Nope, no Internet at all for the first 140 or so years of the college's history. No PCs either, and for that matter, no typewriters until late in the 1800s. (In the college archives we have many large leather bound volumes of handwritten student registers etc. from that pre-typewritten era.)
But back to the Internet. The Internet came into being in the late 196os and became accessible to colleges as time went on, via teletypes and mainframe computers. This Internet was a "net" of computers that presented information in text form, on printouts or later on monitors. The library acquired it's first "dumb" terminals connected to the Internet around 1990, but they weren't all that useful really.
There were no pictures, no web sites like we know them, certainly no Google or Wikipedia! There were search engines, "Archie" was one, but it wasn't anything like as convenient as today's Internet. The "Web," or World Wide Web, came along in the mid-90s and changed everything. This was a computing innovation that basically allowed for pictures, web pages as we know them, to run on the Internet and led to the tremendous and ongoing changes to information and it's delivery we see even today, as we experiment with Kindles and ebooks in the library.
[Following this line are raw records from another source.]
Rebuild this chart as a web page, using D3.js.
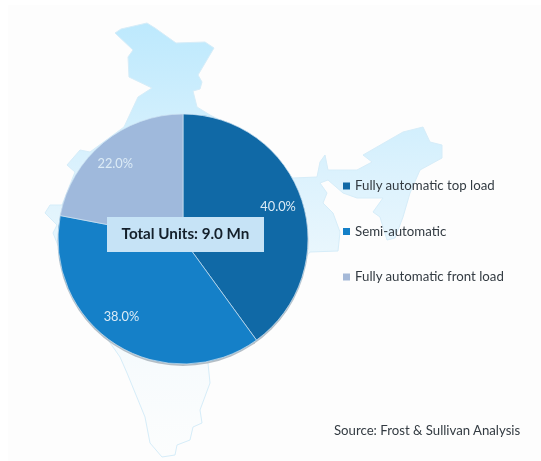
<!DOCTYPE html>
<html>
<head>
<meta charset="utf-8">
<script src="https://cdn.jsdelivr.net/npm/d3@7.9.0/dist/d3.min.js"></script>
<style>
  html, body { margin: 0; padding: 0; background: #fff; }
  svg { display: block; filter: blur(0.35px); }
  text { font-family: Lato, "Open Sans", sans-serif; }
</style>
</head>
<body>
<svg id="chart" width="541" height="461"></svg>
<script>
// ---- Data ----
const categories = ['Fully automatic top load', 'Semi-automatic', 'Fully automatic front load'];
const shares = [40.0, 38.0, 22.0];
const sliceColors = ['#1069a6', '#1580c8', '#9fb9dc'];
const legendColors = ['#1069a6', '#1580c8', '#a5b9d8'];
const totalLabel = 'Total Units: 9.0 Mn';
const sourceLabel = 'Source: Frost & Sullivan Analysis';

// backdrop silhouette, traced in picture pixels
const mapOutline = [
  [115,33],[121,29],[147,23],[155,28],[176,43],[205,42],[214,48],[198,75],[202,82],[200,89],
  [193,91],[197,107],[210,115],[250,135],[293,178],[317,177],[320,162],[325,155],[328,170],
  [357,170],[372,162],[363,155],[403,132],[423,127],[430,142],[442,145],[442,158],[420,170],
  [410,193],[403,217],[395,238],[387,240],[380,217],[373,212],[383,198],[357,198],[343,193],
  [328,180],[320,183],[327,193],[323,203],[333,213],[340,232],[338,251],[310,252],[270,300],
  [208,363],[210,383],[200,410],[202,423],[193,427],[190,440],[177,445],[175,455],[162,457],
  [150,443],[145,417],[127,373],[120,357],[80,300],[53,233],[57,225],[45,213],[50,205],
  [62,205],[75,172],[67,165],[80,150],[90,152],[124,127],[138,97],[152,88],[129,77],[128,57],
  [133,50]
];

// ---- Layout ----
const svg = d3.select('#chart');
const cx = 183, cy = 239, radius = 125;

const defs = svg.append('defs');
const grad = defs.append('linearGradient')
  .attr('id', 'mapFill').attr('x1', 0).attr('y1', 0).attr('x2', 0).attr('y2', 1);
grad.append('stop').attr('offset', '0%').attr('stop-color', '#bde9fd');
grad.append('stop').attr('offset', '35%').attr('stop-color', '#dcf2fd');
grad.append('stop').attr('offset', '60%').attr('stop-color', '#eef8fd');
grad.append('stop').attr('offset', '80%').attr('stop-color', '#f7fbfd');
grad.append('stop').attr('offset', '100%').attr('stop-color', '#fcfdfd');

// off-white page panel
svg.append('rect')
  .attr('x', 8).attr('y', 5).attr('width', 533).attr('height', 456)
  .attr('fill', '#fdfdfd');

// ---- India silhouette ----
svg.append('path')
  .attr('d', d3.line().curve(d3.curveLinearClosed)(mapOutline))
  .attr('fill', 'url(#mapFill)')
  .attr('stroke', '#d6edf9')
  .attr('stroke-width', 1);

// ---- Pie ----
const pie = d3.pie().sort(null).value((d) => d);
const arcGenerator = d3.arc().innerRadius(0).outerRadius(radius);
const labelArc = d3.arc().innerRadius(100).outerRadius(100);
const arcs = pie(shares);

const g = svg.append('g').attr('transform', `translate(${cx},${cy})`);

// soft rim shadow under the pie
g.append('circle')
  .attr('cx', 0).attr('cy', 1.5).attr('r', radius + 0.5)
  .attr('fill', '#b4bec6');

g.selectAll('path.slice')
  .data(arcs)
  .join('path')
  .attr('class', 'slice')
  .attr('d', arcGenerator)
  .attr('fill', (_, i) => sliceColors[i])
  .attr('stroke', '#cfe4f3')
  .attr('stroke-width', 0.7);

const labelNudge = [[0, 0], [-8, -6], [-4, 3]];
g.selectAll('text.share')
  .data(arcs)
  .join('text')
  .attr('class', 'share')
  .attr('x', (d, i) => labelArc.centroid(d)[0] + labelNudge[i][0])
  .attr('y', (d, i) => labelArc.centroid(d)[1] + labelNudge[i][1])
  .attr('text-anchor', 'middle')
  .attr('dominant-baseline', 'middle')
  .attr('font-size', 12.8)
  .attr('fill', '#dcebf6')
  .text((d) => `${d.value.toFixed(1)}%`);

// ---- Total box ----
svg.append('rect')
  .attr('x', 107).attr('y', 217).attr('width', 157).attr('height', 35)
  .attr('fill', '#c6e3f6');
svg.append('text')
  .attr('x', 185.5).attr('y', 235.5)
  .attr('text-anchor', 'middle')
  .attr('dominant-baseline', 'middle')
  .attr('font-size', 15.2)
  .attr('font-weight', 700)
  .attr('fill', '#14202b')
  .text(totalLabel);

// ---- Legend ----
const legendY = d3.scalePoint().domain(categories).range([186, 277]);
const legend = svg.selectAll('g.legend')
  .data(categories)
  .join('g')
  .attr('class', 'legend')
  .attr('transform', (d) => `translate(343,${legendY(d)})`);
legend.append('rect')
  .attr('x', 0).attr('y', -3.5).attr('width', 7).attr('height', 7)
  .attr('fill', (_, i) => legendColors[i]);
legend.append('text')
  .attr('x', 12).attr('y', 1)
  .attr('dominant-baseline', 'middle')
  .attr('font-size', 13.25)
  .attr('fill', '#333b42')
  .text((d) => d);

// ---- Source ----
svg.append('text')
  .attr('x', 334).attr('y', 432)
  .attr('dominant-baseline', 'middle')
  .attr('font-size', 13.2)
  .attr('fill', '#333b42')
  .text(sourceLabel);
</script>
</body>
</html>
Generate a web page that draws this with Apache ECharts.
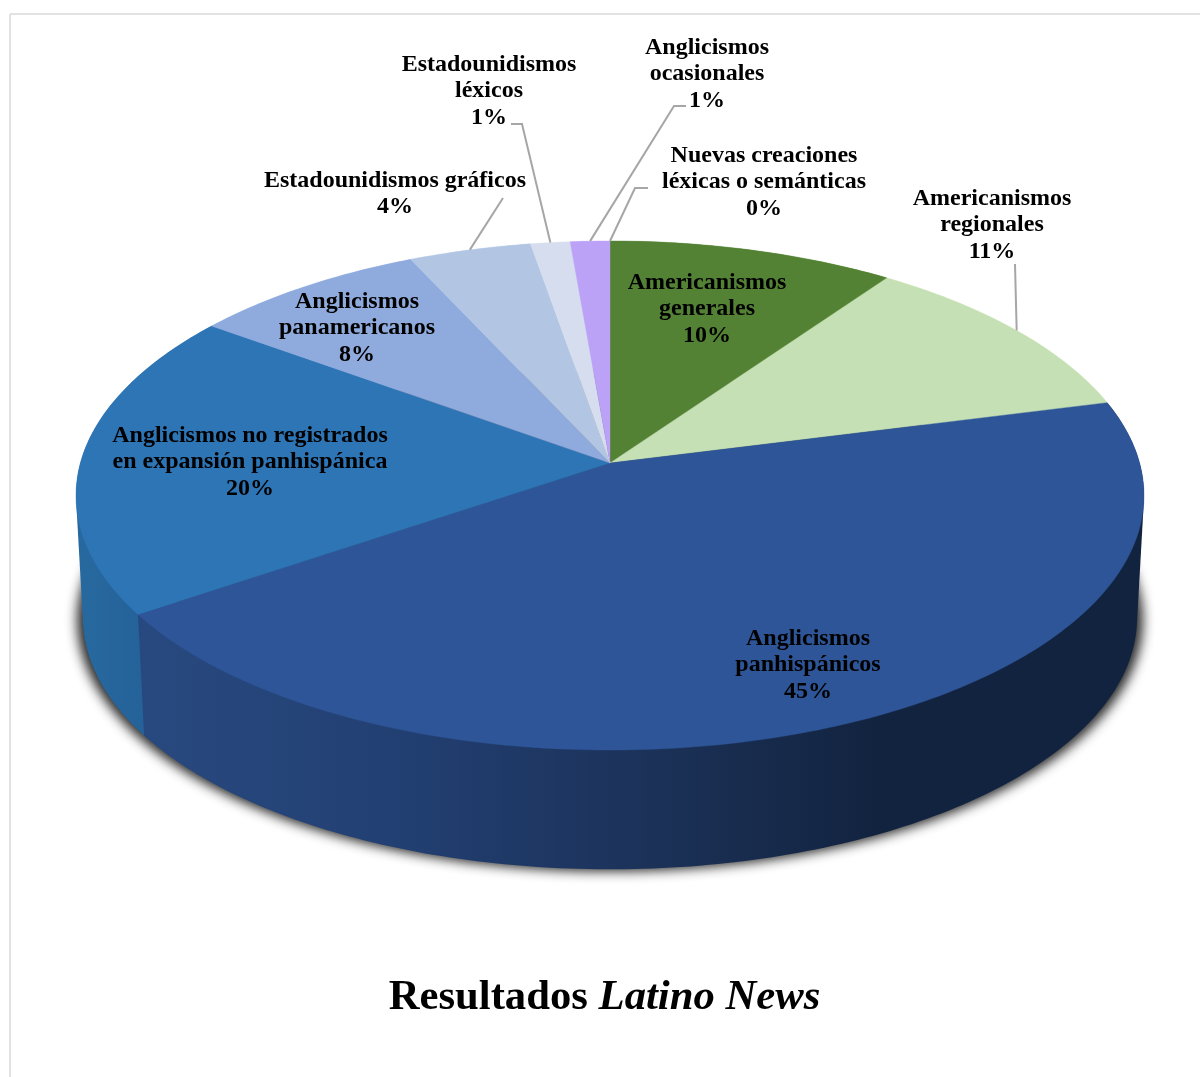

What we did have for PCs in the early stages is shown here, ca1993. The view is on the main floor by the center staircase, looking south towards the back of the floor. (We still have a large PC cluster in this area.) None of these PCs were connected to the Internet, and as mentioned above the Web had not yet come into being. These PC's ran a variety of CDs that held some indexes to articles (some of you will remember "ERIC",) some actual full text of articles, some government documents and so forth. One wonders what the folks 175 years from now will think of our technologies, will they seem as quaint to them as the old leather bound, handwritten volumes in the archives seem to us?